---- DATA
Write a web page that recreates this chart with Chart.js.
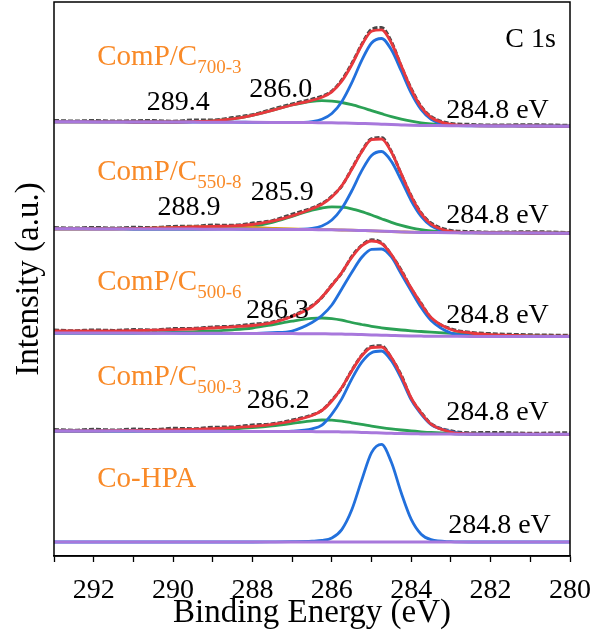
<!DOCTYPE html>
<html>
<head>
<meta charset="utf-8">
<title>C 1s XPS</title>
<script src="https://cdn.jsdelivr.net/npm/chart.js@4.4.1/dist/chart.umd.min.js"></script>
<style>
  body { margin: 0; background: #fff; }
  #xpsChart { display: block; }
</style>
</head>
<body>
<canvas id="xpsChart" width="595" height="632"></canvas>
<script>
// binding energy grid (eV), high to low
const energy = [293, 292.5, 292, 291.5, 291, 290.5, 290, 289.5, 289, 288.5, 288, 287.5, 287, 286.5, 286.25, 286,
    285.75, 285.5, 285.25, 285, 284.75, 284.5, 284.25, 284, 283.75, 283.5, 283, 282.5, 282, 281, 280];

// vertical shift of each stacked spectrum (bottom to top)
const stackOffset = [14, 123, 221, 325, 432];

// Co-HPA
const bgCoHPA   = [0,0,0,0,0,0,0,0,0,0,0,0,0,0,0,0,0,0,0,0,0,0,0,0,0,0,0,0,0,0,0];
const mainCoHPA = [0,0,0,0,0,0,0,0,0,0,0,0.1,0.3,0.8,1.5,4.0,12.4,31.9,61.6,89.4,97.6,79.7,49.0,22.6,7.8,2.3,0.3,0,0,0,0];

// ComP/C 500-3
const bg5003   = [2.0,2.0,1.9,1.9,1.9,1.8,1.8,1.7,1.7,1.6,1.6,1.5,1.5,1.4,1.3,1.3,1.1,0.9,0.6,0.3,0.0,-0.3,-0.6,-0.8,-0.9,-1.0,-1.1,-1.2,-1.2,-1.3,-1.3];
const main5003 = [2.0,2.0,1.9,1.9,1.9,1.8,1.8,1.7,1.7,1.6,1.6,1.5,1.9,4.2,7.8,18.8,34.1,53.9,70.6,80.3,82.0,72.2,54.4,33.2,19.0,8.5,1.5,-1.1,-1.2,-1.3,-1.3];
const c2_5003  = [2.0,2.0,1.9,1.9,1.9,1.8,2.0,2.4,3.1,4.1,5.4,7.2,9.6,12.2,13.0,12.8,11.8,10.2,8.6,6.9,5.4,4.1,3.0,2.0,1.2,0.5,-0.5,-1.0,-1.2,-1.3,-1.3];
const fit5003  = [2.2,2.2,2.2,2.3,2.5,2.8,3.2,3.6,4.3,5.3,6.6,8.6,12.0,17.5,22.5,32.0,45.5,62.0,77.0,85.5,86.0,75.5,57.0,35.0,20.0,8.8,1.0,-0.9,-1.1,-1.2,-1.3];
const raw5003  = [3.6,2.8,3.7,3.0,3.9,3.4,4.7,4.3,5.8,6.0,8.1,9.2,13.0,18.1,22.8,32.8,45.1,62.7,77.5,86.6,87.2,75.0,57.8,34.4,20.6,9.3,2.2,0.3,0.6,-0.2,0.3];

// ComP/C 500-6
const bg5006   = [2.0,2.0,1.9,1.9,1.9,1.8,1.8,1.7,1.7,1.6,1.6,1.5,1.4,1.3,1.2,1.1,0.9,0.7,0.4,0.1,-0.2,-0.5,-0.8,-1.0,-1.1,-1.2,-1.3,-1.4,-1.4,-1.5,-1.5];
const main5006 = [2.0,2.0,1.9,1.9,1.9,1.8,1.8,1.7,1.7,1.6,1.6,2.3,4.0,12.5,19.5,30.0,46.0,62.5,77.5,85.7,86.0,78.0,61.0,44.0,27.5,14.5,2.0,-0.6,-1.2,-1.4,-1.5];
const c2_5006  = [2.0,2.0,1.9,1.9,2.0,2.2,2.6,3.2,4.0,5.2,7.0,10.2,13.8,16.6,17.0,16.4,14.8,12.5,10.5,8.6,7.2,6.0,5.0,4.2,3.5,2.8,1.6,0.6,-0.2,-1.0,-1.4];
const fit5006  = [4.0,4.0,4.1,4.2,4.4,4.8,5.3,6.0,7.0,8.2,9.5,12.4,18.5,28.5,38.0,49.5,62.5,77.5,89.0,94.0,91.5,80.5,64.0,47.0,31.0,17.5,5.5,2.0,0.3,-0.8,-1.2];
const raw5006  = [5.0,4.2,5.1,4.6,5.4,5.0,6.4,6.6,8.1,8.8,10.8,13.0,19.2,29.4,37.6,50.3,62.0,78.4,89.6,95.2,92.4,80.0,64.8,46.3,31.6,17.0,6.2,2.6,1.4,0.2,-0.3];

// ComP/C 550-8
const bg5508   = [2.2,2.2,2.1,2.1,2.0,2.0,1.9,1.9,1.8,1.8,1.7,1.6,1.5,1.4,1.3,1.2,1.0,0.8,0.5,0.2,-0.2,-0.6,-0.9,-1.2,-1.4,-1.5,-1.7,-1.8,-1.9,-2.0,-2.2];
const main5508 = [2.2,2.2,2.1,2.1,2.0,2.0,1.9,1.9,1.8,1.8,1.7,1.6,1.5,2.6,5.0,11.0,22.5,40.0,60.1,75.6,79.5,69.6,50.6,30.3,14.7,5.3,-1.0,-1.8,-1.9,-2.0,-2.2];
const c2_5508  = [2.2,2.2,2.1,2.1,2.0,2.0,1.9,2.0,2.1,2.8,4.7,8.7,14.7,20.9,23.0,24.1,23.8,22.2,19.4,16.0,12.3,8.7,5.6,3.1,1.3,0.1,-1.2,-1.7,-1.9,-2.0,-2.2];
const c3_5508  = [2.2,2.2,2.1,2.2,2.4,2.8,3.4,4.0,4.3,4.1,3.5,2.7,2.0,1.6,1.4,1.3,1.0,0.8,0.5,0.2,-0.2,-0.6,-0.9,-1.2,-1.4,-1.5,-1.7,-1.8,-1.9,-2.0,-2.2];
const fit5508  = [2.2,2.2,2.1,2.2,2.4,2.8,3.4,4.1,4.6,5.1,6.5,9.8,15.2,22.3,26.8,34.0,45.3,61.4,79.0,91.4,92.0,78.9,57.1,34.6,17.4,6.9,-0.5,-1.7,-1.9,-2.0,-2.2];
const raw5508  = [3.5,2.9,3.6,3.0,3.7,3.5,4.6,4.8,5.9,5.8,7.9,10.4,16.8,23.1,27.5,34.8,45.0,62.2,79.6,92.3,93.4,79.6,56.6,35.1,18.0,8.0,0.6,-0.5,-1.2,-0.7,-1.5];

// ComP/C 700-3
const bg7003   = [2.2,2.2,2.1,2.1,2.0,2.0,1.9,1.9,1.8,1.8,1.7,1.6,1.5,1.4,1.3,1.2,1.0,0.8,0.5,0.2,-0.2,-0.6,-0.9,-1.2,-1.4,-1.5,-1.7,-1.8,-1.9,-2.0,-2.2];
const main7003 = [2.2,2.2,2.1,2.1,2.0,2.0,1.9,1.9,1.8,1.8,1.7,1.6,1.5,2.4,4.7,10.5,22.3,41.1,63.4,81.0,85.5,74.2,53.0,30.8,14.3,4.8,-1.1,-1.8,-1.9,-2.0,-2.2];
const c2_7003  = [2.2,2.2,2.1,2.1,2.0,2.0,2.0,2.4,3.2,5.2,8.7,13.7,19.0,22.7,23.3,22.9,21.5,19.3,16.5,13.4,10.3,7.3,4.8,2.8,1.2,0.2,-1.1,-1.6,-1.9,-2.0,-2.2];
const fit7003  = [2.2,2.2,2.1,2.1,2.0,2.0,2.0,2.4,3.2,5.2,8.7,13.7,19.0,23.7,26.7,32.2,42.8,59.0,78.5,92.8,94.2,81.0,58.2,34.6,16.9,6.5,-0.5,-1.6,-1.9,-2.0,-2.2];
const raw7003  = [3.6,3.0,3.5,2.9,3.3,3.4,2.8,3.9,4.0,6.4,9.4,14.8,20.1,24.9,27.8,32.9,44.0,60.2,79.4,94.6,96.6,82.4,57.6,35.4,17.6,7.6,0.6,-0.4,-1.1,-0.7,-1.4];

const sampleNames = ['Co-HPA', 'ComP/C', 'ComP/C', 'ComP/C', 'ComP/C'];
const sampleSubs = ['', '500-3', '500-6', '550-8', '700-3'];
const xTickLabels = [292, 290, 288, 286, 284, 282, 280];

document.addEventListener("DOMContentLoaded", function () {
    const SERIF = '"Liberation Serif", "Times New Roman", serif';
    const colors = {
        raw: '#474747', fit: '#e8383d', main: '#2270dc',
        c2: '#2ba155', c3: '#d6a11c', bg: '#a878dc', label: '#f98a28'
    };

    const panels = [
        { bg: bgCoHPA, main: mainCoHPA },
        { bg: bg5003, main: main5003, c2: c2_5003, fit: fit5003, raw: raw5003 },
        { bg: bg5006, main: main5006, c2: c2_5006, fit: fit5006, raw: raw5006 },
        { bg: bg5508, main: main5508, c2: c2_5508, c3: c3_5508, fit: fit5508, raw: raw5508 },
        { bg: bg7003, main: main7003, c2: c2_7003, fit: fit7003, raw: raw7003 }
    ];

    // lower order = drawn on top
    const layers = [
        { key: 'raw', order: 6, width: 3, dash: [5, 2] },
        { key: 'c3', order: 5, width: 2.8 },
        { key: 'c2', order: 5, width: 2.8 },
        { key: 'main', order: 4, width: 2.8 },
        { key: 'fit', order: 3, width: 2.8 },
        { key: 'bg', order: 2, width: 3 }
    ];

    const datasets = [];
    panels.forEach(function (p, i) {
        layers.forEach(function (l) {
            if (!p[l.key]) return;
            datasets.push({
                label: sampleNames[i] + ' ' + l.key,
                data: energy.map((e, j) => ({ x: e, y: stackOffset[i] + p[l.key][j] })),
                borderColor: colors[l.key],
                borderWidth: l.width,
                borderDash: l.dash || [],
                pointRadius: 0,
                fill: false,
                cubicInterpolationMode: 'monotone',
                borderJoinStyle: 'round',
                order: l.order
            });
        });
    });

    // text annotations in data units (eV, a.u.)
    const notes = [
        { text: 'C 1s', x: 281.63, y: 509, align: 'left' },
        { text: '289.4', x: 289.87, y: 446, align: 'center' },
        { text: '286.0', x: 287.29, y: 459, align: 'center' },
        { text: '284.8 eV', x: 283.12, y: 438, align: 'left' },
        { text: '288.9', x: 289.6, y: 341, align: 'center' },
        { text: '285.9', x: 287.25, y: 356, align: 'center' },
        { text: '284.8 eV', x: 283.12, y: 333, align: 'left' },
        { text: '286.3', x: 287.37, y: 238, align: 'center' },
        { text: '284.8 eV', x: 283.12, y: 233, align: 'left' },
        { text: '286.2', x: 287.35, y: 148, align: 'center' },
        { text: '284.8 eV', x: 283.12, y: 136, align: 'left' },
        { text: '284.8 eV', x: 283.07, y: 23, align: 'left' }
    ];
    const nameY = [69, 171, 266, 376, 491];

    const decor = {
        id: 'decor',
        afterDraw(chart) {
            const c = chart.ctx, a = chart.chartArea;
            const xs = chart.scales.x, ys = chart.scales.y;
            c.save();
            // frame
            c.strokeStyle = '#000';
            c.lineWidth = 1.5;
            c.strokeRect(a.left, a.top, a.right - a.left, a.bottom - a.top);

            c.textBaseline = 'alphabetic';
            c.fillStyle = '#000';
            c.font = '28px ' + SERIF;
            notes.forEach(function (n) {
                c.textAlign = n.align;
                c.fillText(n.text, xs.getPixelForValue(n.x), ys.getPixelForValue(n.y));
            });

            // sample names with subscripts
            c.fillStyle = colors.label;
            c.textAlign = 'left';
            sampleNames.forEach(function (name, i) {
                const px = xs.getPixelForValue(291.91), py = ys.getPixelForValue(nameY[i]);
                c.font = '29px ' + SERIF;
                c.fillText(name, px, py);
                if (sampleSubs[i]) {
                    const w = c.measureText(name).width;
                    c.font = '19px ' + SERIF;
                    c.fillText(sampleSubs[i], px + w, py + 8);
                }
            });

            // axis titles
            c.fillStyle = '#000';
            c.font = '33px ' + SERIF;
            c.textAlign = 'center';
            c.fillText('Binding Energy (eV)', (a.left + a.right) / 2, 622);
            c.translate(38, (a.top + a.bottom) / 2);
            c.rotate(-Math.PI / 2);
            c.fillText('Intensity (a.u.)', 0, 0);
            c.restore();
        }
    };

    const ctx = document.getElementById('xpsChart').getContext('2d');
    new Chart(ctx, {
        type: 'line',
        data: { datasets: datasets },
        options: {
            responsive: false,
            animation: false,
            events: [],
            layout: { padding: { left: 54, right: 25, top: 2, bottom: 0 } },
            plugins: { legend: { display: false }, tooltip: { enabled: false } },
            scales: {
                x: {
                    type: 'linear',
                    reverse: true,
                    min: 280,
                    max: 293,
                    afterFit: function (scale) {
                        scale.height = 76;
                        scale.paddingLeft = 0;
                        scale.paddingRight = 0;
                    },
                    border: { display: true, color: '#000', width: 1.5 },
                    grid: { display: true, drawOnChartArea: false, drawTicks: true, tickLength: 6, tickWidth: 1.3, tickColor: '#000' },
                    ticks: {
                        stepSize: 1,
                        autoSkip: false,
                        maxRotation: 0,
                        padding: 12,
                        color: '#000',
                        font: { family: SERIF, size: 28 },
                        callback: (v) => xTickLabels.includes(v) ? v : ''
                    }
                },
                y: { display: false, min: 0, max: 554 }
            }
        },
        plugins: [decor]
    });
});
</script>
</body>
</html>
--------
WHAT THE EXERCISE ASKS:
Identify which lines contain the word "with" and copy each one.

OUTPUT:
Write a web page that recreates this chart with Chart.js.
            // sample names with subscripts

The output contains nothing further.